Quarante-cinq ans après sa sortie pour la première fois en 1968, l’ouvrage est encore un excellent modèle de l’application critique des théories du réalisme socialiste, animées par le souffle de la révolution. Il continue à servir de référence aux chercheurs, une étude savante de la littérature en tant que phénomène culturel.
Analyse, critique et objectivité
Ghali Shoukri a essayé d’y disséquer les répercussions des courants de pensée occidentaux sur la culture arabe, expliquant comment elles ont mené à un véritable renouveau. Il souligne surtout les effets marquants de l’existentialisme et du réalisme socialiste, parfois même du mariage entre eux. « Ce genre de mariage n’est pas étranger à la pensée arabe moderne. Depuis les années 1950, plusieurs jeunes intellectuels arabes ont été influencés par l’existentialisme. Alors, ils y ont creusé la recherche de solutions pour échapper à la crise sociale de l’époque. Certains, pour sortir de l’impasse, ont essayé de marier existentialisme et socialisme ». Il leur était difficile de se débarrasser totalement de « l’humeur » existentialiste, rejetant les principes marxistes. Le livre que l’existentialisme rejette également. L’oeuvre du penseur syrien Ahmad Heydar Tariq Al-Insane Al-Gadid Bayn Al-Horriya Wal Ichtirakiya (nouvelle voie entre la liberté et le socialisme, 1962) est un exemple patent de ce genre d’amalgame assez subtil.

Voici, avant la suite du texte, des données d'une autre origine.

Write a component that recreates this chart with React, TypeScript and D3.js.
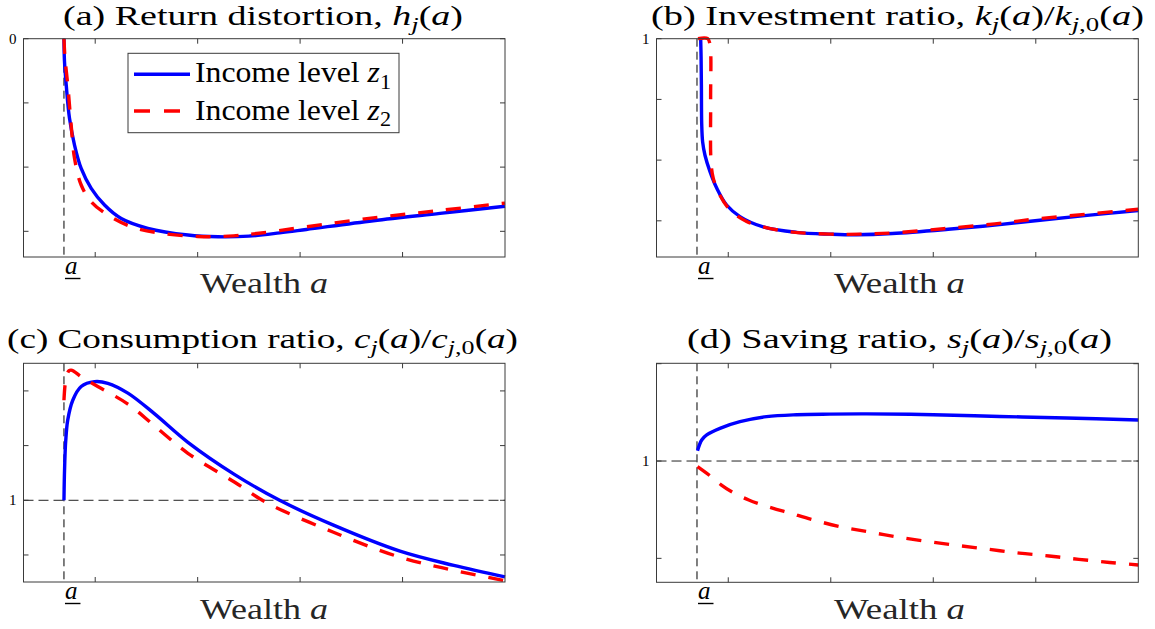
import React from "react";
import * as d3 from "d3";

// ---------- data ----------
const X_TICKS = [1, 2, 3, 4];
const A_BAR = 0.695;
const X_DOMAIN: [number, number] = [0.3, 5];

// (a) Return distortion h_j(a)
const hX_z1 = [0.695, 0.7, 0.717, 0.749, 0.798, 0.863, 0.961, 1.091, 1.254, 1.514, 1.905, 2.2, 2.5, 2.8, 3.06, 3.714, 4.366, 5.0];
const hY_z1 = [0, -0.35, -0.72, -1.24, -1.656, -2.02, -2.33, -2.59, -2.8, -2.953, -3.058, -3.085, -3.075, -3.025, -2.972, -2.835, -2.72, -2.61];
const hX_z2 = [0.695, 0.705, 0.732, 0.765, 0.798, 0.863, 0.961, 1.123, 1.352, 1.645, 2.0, 2.3, 2.6, 3.06, 3.714, 4.366, 5.0];
const hY_z2 = [0, -0.3, -0.72, -1.344, -1.863, -2.279, -2.539, -2.746, -2.928, -3.03, -3.08, -3.075, -3.03, -2.93, -2.79, -2.675, -2.56];

// (b) Investment ratio k_j(a)/k_j0(a)
const kX_z1 = [0.731, 0.735, 0.738, 0.741, 0.75, 0.773, 0.822, 0.887, 0.984, 1.114, 1.341, 1.666, 2.0, 2.25, 2.6, 3.145, 3.6, 4.04, 4.5, 5.0];
const kY_z1 = [1.0, 0.97, 0.924, 0.86, 0.83, 0.808, 0.781, 0.754, 0.726, 0.707, 0.69, 0.681, 0.678, 0.677, 0.679, 0.686, 0.693, 0.701, 0.709, 0.717];
const kX_z2 = [0.705, 0.8, 0.822, 0.828, 0.832, 0.854, 0.919, 1.017, 1.179, 1.341, 1.601, 2.0, 2.282, 2.6, 3.1, 3.6, 4.0, 4.5, 5.0];
const kY_z2 = [1.0, 1.0, 0.99, 0.9, 0.797, 0.77, 0.742, 0.718, 0.699, 0.69, 0.682, 0.678, 0.678, 0.68, 0.687, 0.695, 0.703, 0.711, 0.719];

// (c) Consumption ratio c_j(a)/c_j0(a)
const cX_z1 = [0.695, 0.698, 0.703, 0.712, 0.732, 0.781, 0.863, 0.993, 1.123, 1.319, 1.58, 1.905, 2.362, 2.8, 3.32, 3.975, 4.5, 5.0];
const cY_z1 = [1.0, 1.035, 1.07, 1.108, 1.147, 1.183, 1.208, 1.217, 1.214, 1.196, 1.158, 1.106, 1.047, 1.0, 0.955, 0.907, 0.881, 0.86];
const cX_z2 = [0.695, 0.705, 0.72, 0.745, 0.765, 0.79, 0.863, 1.025, 1.319, 1.58, 1.905, 2.362, 2.67, 3.32, 3.975, 4.5, 5.0];
const cY_z2 = [1.183, 1.21, 1.228, 1.237, 1.238, 1.236, 1.226, 1.208, 1.176, 1.136, 1.086, 1.033, 0.996, 0.942, 0.896, 0.872, 0.853];

// (d) Saving ratio s_j(a)/s_j0(a)
const sX_z1 = [0.7, 0.741, 0.79, 0.919, 1.114, 1.374, 1.666, 1.99, 2.35, 3.0, 3.65, 4.3, 5.0];
const sY_z1 = [1.053, 1.108, 1.134, 1.168, 1.202, 1.228, 1.238, 1.241, 1.242, 1.238, 1.229, 1.221, 1.211];
const sX_z2 = [0.7, 0.82, 0.93, 1.05, 1.2, 1.33, 1.47, 1.6, 1.81, 2.1, 2.39, 2.67, 2.97, 3.26, 3.55, 3.84, 4.13, 4.42, 4.72, 5.0];
const sY_z2 = [0.971, 0.925, 0.878, 0.837, 0.8, 0.775, 0.752, 0.733, 0.7, 0.662, 0.634, 0.608, 0.585, 0.565, 0.546, 0.527, 0.512, 0.495, 0.479, 0.466];

const yTicksA = [0, -1, -2, -3];
const yTicksB = [1, 0.9, 0.8, 0.7];
const yTicksC = [0.9, 1, 1.1, 1.2];
const yTicksD = [0.5, 1, 1.5];

const LEGEND_TEXT = ["Income level ", "Income level "];
const LEGEND_SUB = ["1", "2"];

// ---------- rendering ----------
type Piece = { t: string; i?: boolean; sub?: boolean };

const titleA: Piece[] = [
  { t: "(a) Return distortion, " }, { t: "h", i: true }, { t: "j", i: true, sub: true },
  { t: "(" }, { t: "a", i: true }, { t: ")" },
];
const titleB: Piece[] = [
  { t: "(b) Investment ratio, " }, { t: "k", i: true }, { t: "j", i: true, sub: true },
  { t: "(" }, { t: "a", i: true }, { t: ")/" }, { t: "k", i: true }, { t: "j", i: true, sub: true },
  { t: ",0", sub: true }, { t: "(" }, { t: "a", i: true }, { t: ")" },
];
const titleC: Piece[] = [
  { t: "(c) Consumption ratio, " }, { t: "c", i: true }, { t: "j", i: true, sub: true },
  { t: "(" }, { t: "a", i: true }, { t: ")/" }, { t: "c", i: true }, { t: "j", i: true, sub: true },
  { t: ",0", sub: true }, { t: "(" }, { t: "a", i: true }, { t: ")" },
];
const titleD: Piece[] = [
  { t: "(d) Saving ratio, " }, { t: "s", i: true }, { t: "j", i: true, sub: true },
  { t: "(" }, { t: "a", i: true }, { t: ")/" }, { t: "s", i: true }, { t: "j", i: true, sub: true },
  { t: ",0", sub: true }, { t: "(" }, { t: "a", i: true }, { t: ")" },
];

const FONT = "Liberation Serif, DejaVu Serif, serif";

function MathText({ pieces, x, y, size, width, fill = "#000" }: { pieces: Piece[]; x: number; y: number; size: number; width: number; fill?: string }) {
  const subShift = size * 0.22;
  let inSub = false;
  return (
    <text x={x} y={y} style={{ fontFamily: FONT }} fontSize={size} fill={fill} textLength={width} lengthAdjust="spacingAndGlyphs">
      {pieces.map((p, k) => {
        let dy = 0;
        if (p.sub && !inSub) { dy = subShift; inSub = true; }
        else if (!p.sub && inSub) { dy = -subShift; inSub = false; }
        return (
          <tspan key={k} dy={dy || undefined} fontStyle={p.i ? "italic" : "normal"} fontSize={p.sub ? size * 0.7 : size}>
            {p.t}
          </tspan>
        );
      })}
    </text>
  );
}

type Panel = {
  key: string;
  box: { l: number; r: number; t: number; b: number };
  yDomain: [number, number];
  yTicks: number[];
  yLabel: { v: number; text: string };
  hline: number | null;
  title: Piece[];
  titleX: number; titleW: number; titleY: number;
  xlabX: number; xlabW: number; xlabY: number;
  aY: number;
  s1: [number[], number[]];
  s2: [number[], number[]];
  legend?: boolean;
};

const panels: Panel[] = [
  {
    key: "a", box: { l: 23.5, r: 505, t: 38.7, b: 257 }, yDomain: [-3.4, 0], yTicks: yTicksA,
    yLabel: { v: 0, text: "0" }, hline: null, title: titleA, titleX: 63, titleW: 400, titleY: 25,
    xlabX: 200, xlabW: 128, xlabY: 293, aY: 274, s1: [hX_z1, hY_z1], s2: [hX_z2, hY_z2], legend: true,
  },
  {
    key: "b", box: { l: 656.5, r: 1138.3, t: 38.7, b: 257 }, yDomain: [0.6404, 1.0], yTicks: yTicksB,
    yLabel: { v: 1, text: "1" }, hline: null, title: titleB, titleX: 651, titleW: 493, titleY: 25,
    xlabX: 834, xlabW: 131, xlabY: 293, aY: 274, s1: [kX_z1, kY_z1], s2: [kX_z2, kY_z2],
  },
  {
    key: "c", box: { l: 23.5, r: 505, t: 363.3, b: 582 }, yDomain: [0.8506, 1.2505], yTicks: yTicksC,
    yLabel: { v: 1, text: "1" }, hline: 1, title: titleC, titleX: 7, titleW: 511, titleY: 347.5,
    xlabX: 200, xlabW: 128, xlabY: 619, aY: 599, s1: [cX_z1, cY_z1], s2: [cX_z2, cY_z2],
  },
  {
    key: "d", box: { l: 656.5, r: 1138.3, t: 363.3, b: 582.3 }, yDomain: [0.377, 1.502], yTicks: yTicksD,
    yLabel: { v: 1, text: "1" }, hline: 1, title: titleD, titleX: 687, titleW: 425, titleY: 347.5,
    xlabX: 834, xlabW: 131, xlabY: 619, aY: 599, s1: [sX_z1, sY_z1], s2: [sX_z2, sY_z2],
  },
];

const BLUE = "#0000ff";
const RED = "#ff0000";
const AXIS = "#3a3a3a";

function PanelView({ p }: { p: Panel }) {
  const x = d3.scaleLinear().domain(X_DOMAIN).range([p.box.l, p.box.r]);
  const y = d3.scaleLinear().domain(p.yDomain).range([p.box.b, p.box.t]);
  const mk = (xs: number[], ys: number[]) =>
    d3.line<number>().x((_, i) => x(xs[i])).y((_, i) => y(ys[i])).curve(d3.curveCatmullRom.alpha(0.5))(xs) || "";
  const tl = 5;
  const xa = x(A_BAR);
  return (
    <g>
      <line x1={xa} x2={xa} y1={p.box.t} y2={p.box.b} stroke="#000" strokeWidth={1} strokeDasharray="8,5" />
      {p.hline !== null && (
        <line x1={p.box.l} x2={p.box.r} y1={y(p.hline)} y2={y(p.hline)} stroke="#222" strokeWidth={1} strokeDasharray="10,5" />
      )}
      <path d={mk(p.s1[0], p.s1[1])} fill="none" stroke={BLUE} strokeWidth={3.4} strokeLinejoin="round" />
      <path d={mk(p.s2[0], p.s2[1])} fill="none" stroke={RED} strokeWidth={3.4} strokeDasharray="15,13" />
      <rect x={p.box.l} y={p.box.t} width={p.box.r - p.box.l} height={p.box.b - p.box.t} fill="none" stroke={AXIS} strokeWidth={1} />
      {X_TICKS.map((t) => (
        <g key={"xt" + t}>
          <line x1={x(t)} x2={x(t)} y1={p.box.b} y2={p.box.b - tl} stroke={AXIS} />
          <line x1={x(t)} x2={x(t)} y1={p.box.t} y2={p.box.t + tl} stroke={AXIS} />
        </g>
      ))}
      {p.yTicks.map((t) => (
        <g key={"yt" + t}>
          <line x1={p.box.l} x2={p.box.l + tl} y1={y(t)} y2={y(t)} stroke={AXIS} />
          <line x1={p.box.r} x2={p.box.r - tl} y1={y(t)} y2={y(t)} stroke={AXIS} />
        </g>
      ))}
      <text x={p.box.l - 7} y={y(p.yLabel.v) + 5} fontSize={15} style={{ fontFamily: FONT }} textAnchor="end" fill="#000">
        {p.yLabel.text}
      </text>
      <text x={xa + 1} y={p.aY} fontSize={25} style={{ fontFamily: FONT }} fontStyle="italic" fill="#000">a</text>
      <line x1={xa + 1} x2={xa + 16.5} y1={p.aY + 4.5} y2={p.aY + 4.5} stroke="#000" strokeWidth={1.4} />
      <text x={p.xlabX} y={p.xlabY} fontSize={30} style={{ fontFamily: FONT }} fill="#262626" textLength={p.xlabW} lengthAdjust="spacingAndGlyphs">
        Wealth <tspan fontStyle="italic">a</tspan>
      </text>
      <MathText pieces={p.title} x={p.titleX} y={p.titleY} size={28} width={p.titleW} />
      {p.legend && (
        <g>
          <rect x={128} y={53.3} width={271} height={79.4} fill="#fff" stroke={AXIS} strokeWidth={1} />
          {[0, 1].map((k) => (
            <g key={"lg" + k}>
              <line x1={134} x2={190} y1={k === 0 ? 74.3 : 111} y2={k === 0 ? 74.3 : 111}
                stroke={k === 0 ? BLUE : RED} strokeWidth={3.4} strokeDasharray={k === 0 ? undefined : "16,14"} />
              <MathText
                pieces={[{ t: LEGEND_TEXT[k] }, { t: "z", i: true }, { t: LEGEND_SUB[k], sub: true }]}
                x={195} y={k === 0 ? 82.3 : 120} size={29} width={196} />
            </g>
          ))}
        </g>
      )}
    </g>
  );
}

export default function App() {
  return (
    <div style={{ position: "absolute", left: 0, top: 0 }}>
      <svg width={1155} height={629} viewBox="0 0 1155 629" style={{ display: "block", background: "#fff" }}>
        <rect width={1155} height={629} fill="#fff" />
        {panels.map((p) => (
          <PanelView key={p.key} p={p} />
        ))}
      </svg>
    </div>
  );
}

L’ouvrage de Shoukri dresse le parcours de la poésie arabe à partir de l’époque romantique, durant le XVIIIe siècle, jusqu’à arriver aux années 1960. Il effectue une lecture analytique des oeuvres de celles et ceux qui constituaient à l’époque les représentants de la nouvelle tendance de la poésie arabe tels Nazik Al-Malaëka, Badr Chaker Al-Sayyab, Abdel-Wahab Al-Bayati, Salah Abdel-Sabour, Ahmed Abdel-Moeti Hégazi, Khalil Hawi, Onsi Al-Haj et Adonis.
Doté d’un savoir encyclopédiste et d’une forte méthodologie, il a procédé à une classification objective de ces poètes, avec l’ambition de présenter une étude critique approfondie (abstraction faite de notre accord ou désaccord quant à quelques-unes de ses interprétations textuelles). Son étude couvrait l’ensemble du monde arabe, de quoi avoir poussé l’écrivain égyptien Khaïri Chalabi (1938-2011) à décrire son projet comme suit: « Il est évident que Ghali Shoukri avait tout un projet qui a enrichi le champ de la critique littéraire. Il a oeuvré à faire évoluer la littérature arabe et à l’amener à des niveaux qui rivalisent avec la littérature mondiale ».
S’ajoute à ceci le fait que Ghali Shoukri a été toujours préoccupé, voire obsédé, par la littérature arabe sous toutes ses formes. Il rêvait de la placer au rang qu’elle mérite parmi les littératures du monde, mais aussi de développer le mouvement de la critique littéraire.
Il rêvait de créer un lien entre les diverses générations de créateurs, écrivains, artistes et autres, jeter des ponts entre l’ancien et le nouveau, entre la tradition et la modernité, entre l’authenticité et le contemporain. C’est peut-être là que réside la valeur de ses écrits et l’ensemble de son projet.
Chërona Al-Hadith Ila Ayn ? (notre poésie moderne, vers où?) de Ghali Shoukri, aux éditions des Palais de la culture, 2023.